Every winter, beekeepers in Minnesota are experiencing 50-60% losses. Peggy DeSanto did an extensive review of the scientific studies, and the research shows that managing both cold and moisture greatly improve honey bee survival. A common beekeeping practice is to eliminate moisture by creating openings to ventilate the moisture out of the hive. However, a major drawback to ventilation is significant heat loss. The research shows that another potential benefit to keeping moisture in the hive is a reduction in parasites and diseases.

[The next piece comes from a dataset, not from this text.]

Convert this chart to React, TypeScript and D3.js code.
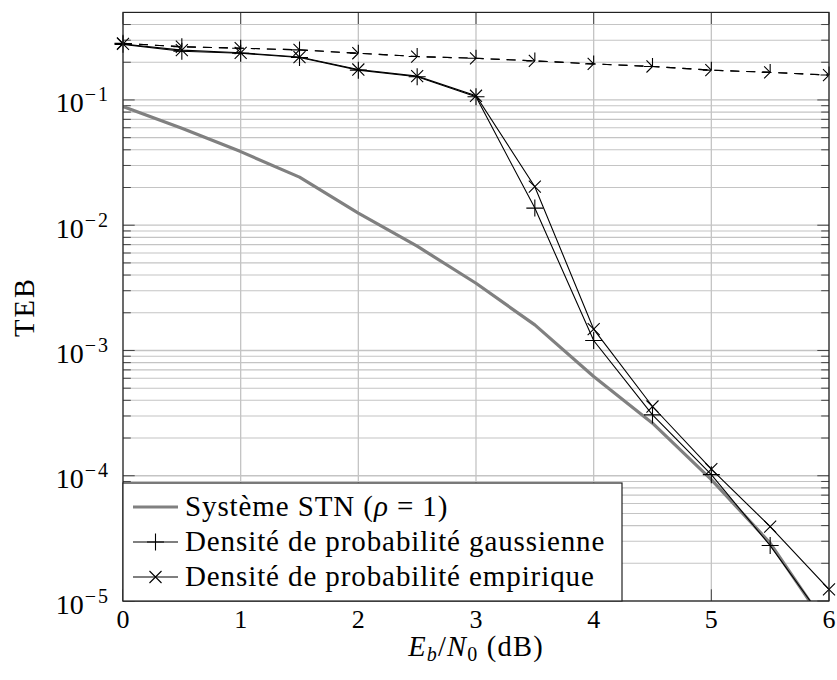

With the help of many experts, Peggy created an innovative, science-based system utilizing high-tech materials to minimize heat loss. The design is unique in that it controls where the moisture condenses, it does not seek to eliminate it. The project proposal is to perform a controlled study comparing this winterization system with the current, widely used system used by beekeepers. If this new approach to winterization is shown to be more effective, this will lead to a significant paradigm shift in how beekeepers winterize their hives. If successful at improving winter survival and bee health, beekeepers will reduce costs associated with colony loss, increase income from honey and bee sales, as well as save critical pollinators.

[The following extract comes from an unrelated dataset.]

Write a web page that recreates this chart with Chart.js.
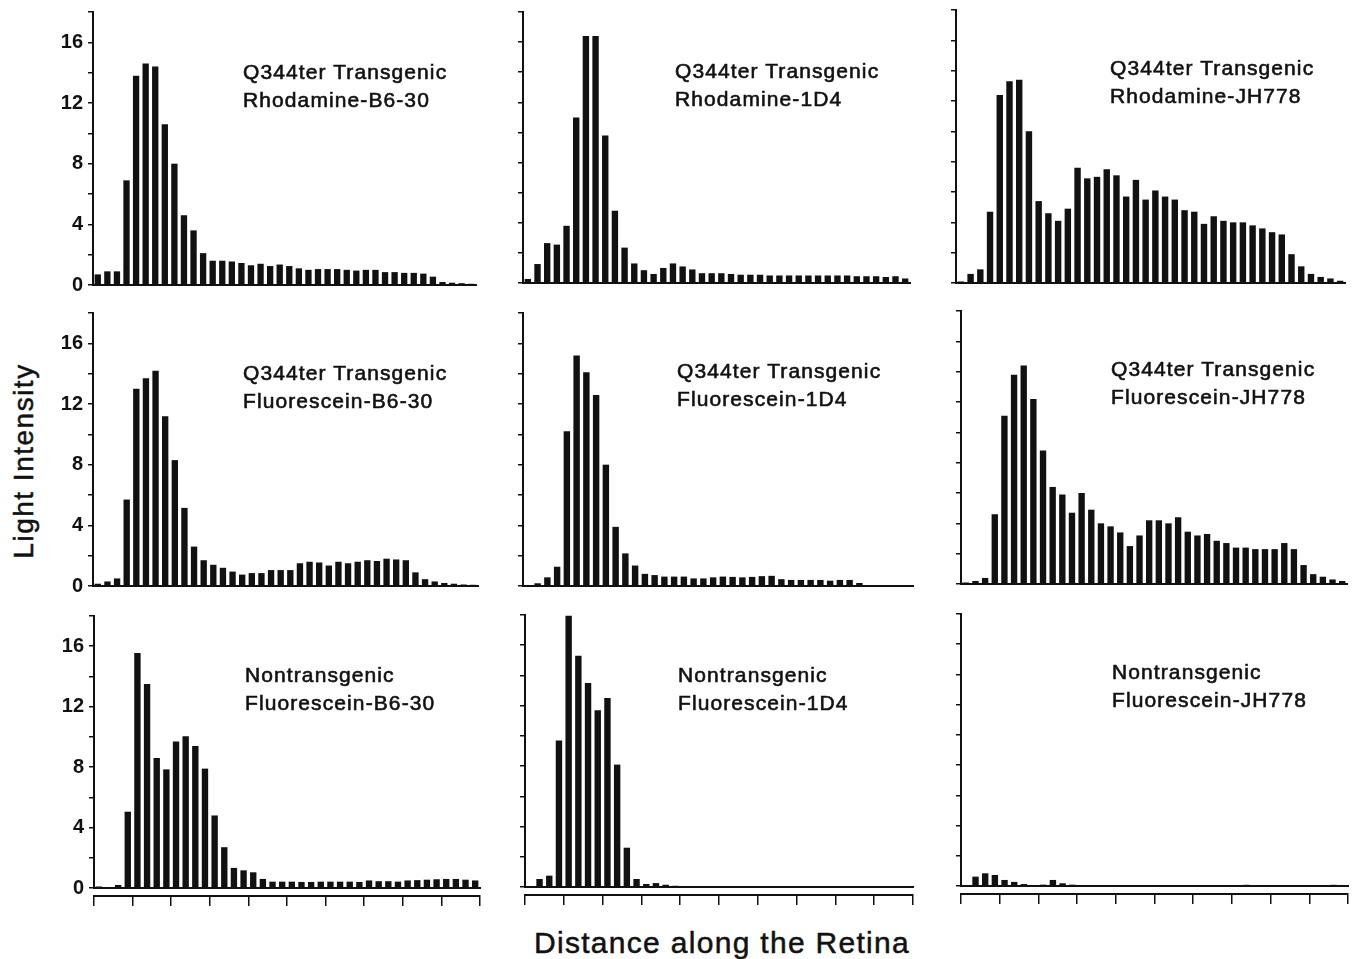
<!DOCTYPE html>
<html>
<head>
<meta charset="utf-8">
<title>Light intensity along the retina</title>
<script src="https://cdn.jsdelivr.net/npm/chart.js@4.4.0/dist/chart.umd.min.js"></script>
<style>
    body {
        margin: 0;
        width: 1353px;
        height: 959px;
        position: relative;
        overflow: hidden;
        background: #fff;
        font-family: "Liberation Sans", Arial, sans-serif;
        color: #111;
    }
    canvas { position: absolute; }
    .panel-label {
        position: absolute;
        font-size: 21px;
        line-height: 28px;
        letter-spacing: 1.1px;
        white-space: nowrap;
        -webkit-text-stroke: 0.6px #111;
    }
    .axis-title {
        position: absolute;
        white-space: nowrap;
        line-height: 1;
        transform: translate(-50%, -50%);
        -webkit-text-stroke: 0.5px #111;
    }
    #y-title { left: 24px; top: 461px; font-size: 28px; letter-spacing: 1.5px; transform: translate(-50%, -50%) rotate(-90deg); }
    #x-title { left: 722px; top: 943px; font-size: 30px; letter-spacing: 1.3px; }
</style>
</head>
<body>
<div id="y-title" class="axis-title">Light Intensity</div>
<div id="x-title" class="axis-title">Distance along the Retina</div>
<script>
var binLabels = ['1','2','3','4','5','6','7','8','9','10','11','12','13','14','15','16','17','18','19','20',
    '21','22','23','24','25','26','27','28','29','30','31','32','33','34','35','36','37','38','39','40'];
var yTickValues = [0, 4, 8, 12, 16];

// Q344ter transgenic, rhodamine
var rhodamineB630 = [0.7, 0.9, 0.9, 6.9, 13.8, 14.6, 14.4, 10.6, 8.0, 4.6, 3.6, 2.1, 1.6, 1.6, 1.55, 1.45, 1.3, 1.4, 1.25, 1.35,
    1.25, 1.1, 1.0, 1.05, 1.05, 1.05, 1.0, 0.95, 1.0, 1.0, 0.85, 0.85, 0.8, 0.8, 0.75, 0.55, 0.2, 0.15, 0.12, 0.08];
var rhodamine1D4 = [0.27, 1.26, 2.65, 2.55, 3.8, 11.0, 16.4, 16.4, 9.8, 4.8, 2.35, 1.3, 0.85, 0.6, 1.0, 1.3, 1.1, 0.9, 0.65, 0.65,
    0.65, 0.6, 0.55, 0.55, 0.55, 0.5, 0.5, 0.5, 0.5, 0.5, 0.5, 0.5, 0.5, 0.5, 0.45, 0.45, 0.45, 0.4, 0.45, 0.3];
var rhodamineJH778 = [0.1, 0.6, 0.9, 4.7, 12.4, 13.3, 13.4, 10.0, 5.4, 4.6, 4.1, 4.9, 7.6, 6.9, 7.0, 7.5, 7.1, 5.7, 6.8, 5.5,
    6.1, 5.7, 5.5, 4.8, 4.7, 3.9, 4.4, 4.1, 4.0, 4.0, 3.8, 3.6, 3.35, 3.2, 1.9, 1.1, 0.6, 0.4, 0.3, 0.15];

// Q344ter transgenic, fluorescein
var fluoresceinB630 = [0.15, 0.3, 0.5, 5.7, 13.0, 13.7, 14.2, 11.2, 8.3, 5.15, 2.6, 1.7, 1.4, 1.2, 0.95, 0.75, 0.85, 0.85, 1.05, 1.05,
    1.05, 1.5, 1.6, 1.55, 1.35, 1.6, 1.5, 1.6, 1.7, 1.65, 1.8, 1.75, 1.7, 0.9, 0.45, 0.3, 0.2, 0.15, 0.1, 0.08];
var fluorescein1D4 = [0.05, 0.18, 0.57, 1.27, 10.2, 15.2, 14.1, 12.6, 8.0, 3.9, 2.15, 1.35, 0.8, 0.72, 0.62, 0.62, 0.62, 0.5, 0.5, 0.57,
    0.62, 0.6, 0.57, 0.6, 0.65, 0.67, 0.45, 0.4, 0.4, 0.4, 0.4, 0.35, 0.4, 0.4, 0.2, 0.05, 0.02, 0.02, 0.02, 0.02];
var fluoresceinJH778 = [0.1, 0.2, 0.4, 4.6, 11.1, 13.8, 14.4, 12.2, 8.8, 6.4, 5.9, 4.7, 6.0, 4.9, 4.0, 3.8, 3.4, 2.5, 3.2, 4.2,
    4.2, 4.0, 4.4, 3.45, 3.2, 3.3, 2.85, 2.7, 2.4, 2.4, 2.3, 2.3, 2.3, 2.7, 2.3, 1.25, 0.65, 0.48, 0.3, 0.2];

// nontransgenic, fluorescein
var nontransB630 = [0.1, 0.05, 0.2, 5.05, 15.55, 13.5, 8.6, 7.85, 9.7, 10.05, 9.4, 7.9, 4.8, 2.7, 1.33, 1.17, 1.04, 0.6, 0.42, 0.42,
    0.42, 0.4, 0.4, 0.42, 0.42, 0.42, 0.42, 0.4, 0.5, 0.45, 0.45, 0.42, 0.5, 0.52, 0.55, 0.58, 0.6, 0.6, 0.55, 0.5];
var nontrans1D4 = [0.05, 0.53, 0.75, 9.7, 17.95, 15.3, 13.5, 11.7, 12.5, 8.1, 2.6, 0.53, 0.2, 0.26, 0.15, 0.08, 0.04, 0.03, 0.03, 0.03,
    0.03, 0.03, 0.03, 0.03, 0.03, 0.03, 0.03, 0.03, 0.03, 0.03, 0.03, 0.03, 0.04, 0.04, 0.03, 0.03, 0.04, 0.05, 0.04, 0.03];
var nontransJH778 = [0.03, 0.62, 0.84, 0.73, 0.4, 0.27, 0.13, 0.02, 0.09, 0.4, 0.18, 0.09, 0.03, 0.02, 0.02, 0.02, 0.02, 0.02, 0.02, 0.02,
    0.02, 0.02, 0.02, 0.02, 0.02, 0.02, 0.03, 0.06, 0.06, 0.08, 0.05, 0.03, 0.05, 0.03, 0.03, 0.03, 0.03, 0.05, 0.08, 0.06];

var INK = '#111',
    FONT = '"Liberation Sans", Arial, sans-serif',
    Y_AXIS_W = 60,
    PAD_TOP = 8,
    PAD_RIGHT = 4,
    PAD_BOTTOM = 14,
    X_GAP = 8,
    X_TICK = 10;

// plot area of each panel in page pixels: y axis x, top (=18), zero line, right end
var panels = [
    {data: rhodamineB630,    row: 0, col: 0, left: 93,  top: 12,  bottom: 285, right: 476,  lines: ['Q344ter Transgenic', 'Rhodamine-B6-30'],   tx: 243,  ty: 72},
    {data: rhodamine1D4,     row: 0, col: 1, left: 523, top: 12,  bottom: 283, right: 910,  lines: ['Q344ter Transgenic', 'Rhodamine-1D4'],     tx: 675,  ty: 71},
    {data: rhodamineJH778,   row: 0, col: 2, left: 956, top: 10,  bottom: 283, right: 1345, lines: ['Q344ter Transgenic', 'Rhodamine-JH778'],   tx: 1110, ty: 68},
    {data: fluoresceinB630,  row: 1, col: 0, left: 93,  top: 313, bottom: 586, right: 478,  lines: ['Q344ter Transgenic', 'Fluorescein-B6-30'], tx: 243,  ty: 373},
    {data: fluorescein1D4,   row: 1, col: 1, left: 523, top: 313, bottom: 586, right: 913,  lines: ['Q344ter Transgenic', 'Fluorescein-1D4'],   tx: 677,  ty: 371},
    {data: fluoresceinJH778, row: 1, col: 2, left: 961, top: 311, bottom: 584, right: 1347, lines: ['Q344ter Transgenic', 'Fluorescein-JH778'], tx: 1111, ty: 369},
    {data: nontransB630,     row: 2, col: 0, left: 94,  top: 616, bottom: 888, right: 480,  lines: ['Nontransgenic', 'Fluorescein-B6-30'],      tx: 245,  ty: 675},
    {data: nontrans1D4,      row: 2, col: 1, left: 525, top: 615, bottom: 887, right: 913,  lines: ['Nontransgenic', 'Fluorescein-1D4'],        tx: 678,  ty: 675},
    {data: nontransJH778,    row: 2, col: 2, left: 961, top: 614, bottom: 886, right: 1348, lines: ['Nontransgenic', 'Fluorescein-JH778'],      tx: 1112, ty: 672}
];

function addLabel(p) {
    var div = document.createElement('div');
    div.className = 'panel-label';
    div.style.left = p.tx + 'px';
    div.style.top = (p.ty - 14) + 'px';
    div.innerHTML = p.lines.join('<br>');
    document.body.appendChild(div);
}

function createPanel(p) {
    var lowerRow = p.row === 2,
        xAxisH = lowerRow ? X_GAP : 0,
        x2H = lowerRow ? X_TICK : 0,
        w = p.right - p.left + Y_AXIS_W + PAD_RIGHT,
        h = p.bottom - p.top + PAD_TOP + PAD_BOTTOM + xAxisH + x2H;

    var canvas = document.createElement('canvas');
    canvas.width = w;
    canvas.height = h;
    canvas.style.width = w + 'px';
    canvas.style.height = h + 'px';
    canvas.style.left = (p.left - Y_AXIS_W) + 'px';
    canvas.style.top = (p.top - PAD_TOP) + 'px';
    document.body.appendChild(canvas);

    var scales = {
        x: {
            type: 'category',
            position: 'bottom',
            offset: true,
            grid: {display: false},
            ticks: {display: false},
            border: {display: true, color: INK, width: 2},
            afterFit: function(s) {
                s.height = xAxisH;
                s.paddingLeft = s.paddingRight = 0;
            }
        },
        y: {
            min: 0,
            max: 18,
            ticks: {
                stepSize: 2,
                autoSkip: false,
                padding: 5,
                color: INK,
                font: {family: FONT, size: 20, weight: 'bold'},
                callback: function(v) {
                    return (p.col === 0 && yTickValues.indexOf(v) >= 0) ? String(v) : '';
                }
            },
            grid: {drawOnChartArea: false, drawTicks: true, tickLength: 5, color: INK, lineWidth: 1.5},
            border: {display: true, color: INK, width: 2},
            afterFit: function(s) {
                s.width = Y_AXIS_W;
                s.paddingTop = s.paddingBottom = 0;
            }
        }
    };

    if (lowerRow) {
        // distance axis under the bottom row, one tick every 4 bins
        scales.x2 = {
            type: 'linear',
            axis: 'x',
            position: 'bottom',
            weight: 1,
            min: 0,
            max: binLabels.length,
            offset: false,
            ticks: {display: false, stepSize: 4, autoSkip: false},
            grid: {offset: false, drawOnChartArea: false, drawTicks: true, tickLength: X_TICK, color: INK, lineWidth: 1.5},
            border: {display: true, color: INK, width: 2},
            afterFit: function(s) {
                s.height = x2H;
                s.paddingLeft = s.paddingRight = 0;
            }
        };
    }

    new Chart(canvas, {
        type: 'bar',
        data: {
            labels: binLabels,
            datasets: [{
                data: p.data,
                backgroundColor: INK,
                borderWidth: 0,
                barPercentage: 0.66,
                categoryPercentage: 1
            }]
        },
        options: {
            responsive: false,
            animation: false,
            devicePixelRatio: 1,
            events: [],
            layout: {padding: {top: PAD_TOP, right: PAD_RIGHT, bottom: PAD_BOTTOM, left: 0}},
            plugins: {legend: {display: false}, tooltip: {enabled: false}},
            scales: scales
        }
    });

    addLabel(p);
}

panels.forEach(createPanel);
</script>
</body>
</html>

Project objectives from proposal:
1. Perform a study where a new bee hive winterization system is installed on 50 hives and then compared with a control group of 50 hives to determine its impact on honey bee survival, bee health and honey consumption.
2. Perform a study to compare how the new winterization system affects the temperature and humidity in the hives compared to the control hives.
3. Quantify the amount of labor and financial savings that the new winterization system can provide for beekeepers.
4. Share the results by utilizing social media, publishing in bee journals and presenting at bee clubs.